The case she was referring to is that of Father Eduardo Lorenzo, who committed suicide in 2019 after being accused of committing at least five instances of child sexual abuse. His death came the day after a judge ruled that he would be sent to prison.
According to Doyle, Fernández publicly defended Lorenzo after a complaint against the priest from 2008 resurfaced in February 2019, publishing articles by Lorenzo on the La Plata archdiocesan website in which he denied the allegations, calling them slanderous.
Doyle said Fernández also traveled to Lorenzo’s parish to concelebrate Mass with him and that he kept Lorenzo in his parish even after more victims came forward, while offering a soft caution not to travel or spend time alone with minors.

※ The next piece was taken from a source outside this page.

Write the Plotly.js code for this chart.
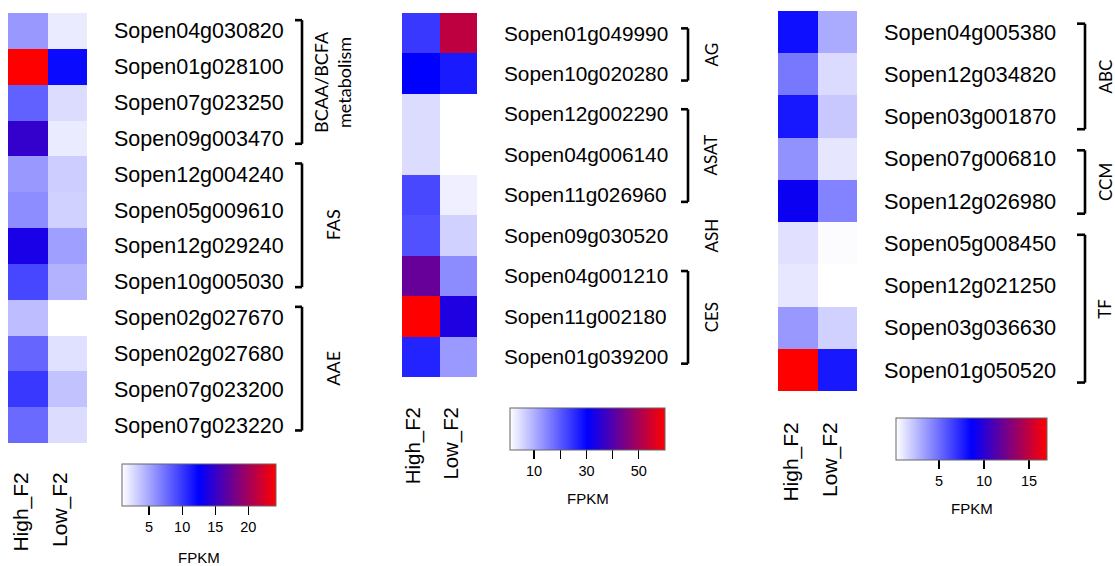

Lorenzo was finally removed in October 2019 as the civil case against him moved forward, and a warrant was issued for his arrest in December of that year.
After Lorenzo killed himself, Doyle said Fernández released a statement acknowledging the “enormous tension and suffering” that Lorenzo had endured, but said nothing to the alleged victims other than ensuring his prayers for “those who may have been offended or affected” by the charges against the priest.
“For his handling of this case, Fernández should have been investigated, not promoted to one of the highest posts in the global church,” Doyle said, saying, “Nothing about his performance suggests he is fit to lead the pope’s battle against abuse and cover-up.”
In a statement to the Associated Press Monday, Fernández denied the allegations in the Bishop Accountability statement, insisting that he “never” said he didn’t believe the victims in the Lorenzo case, and that he made efforts to ban Lorenzo from contact with minors and to confine him to church facilities.
“When someone files an accusation of this type, in principle they are always believed. But an investigation is also needed and to follow the due process established in the law,” Fernández said, saying the Argentine justice system in 2019 ordered preventative detention for the priest, who likely would have faced a criminal trial had he not committed suicide.
In February 2020, another priest from La Plata, former Father Roberto Juan Yannuzzi, was dismissed from the clerical state after being found guilty of sexual misconduct with adults.
Complaints against the priest had been made by members of the Miles Christi institute Yannuzzi founded in 1994, and were submitted to the DDF by Fernández a year before the priest was removed, suggesting that, in this case, he followed current Vatican protocol.
Among those handling abuse cases within the DDF is a special tribunal within the disciplinary section that investigates and rules on abuse cases, as well as the Pontifical Commission for the Protection of Minors, which was formally inserted into the DDF last year as part of the pope’s reform of the Roman Curia, and which operates semi-autonomously in crafting safeguarding guidelines and best-practices for the global Church.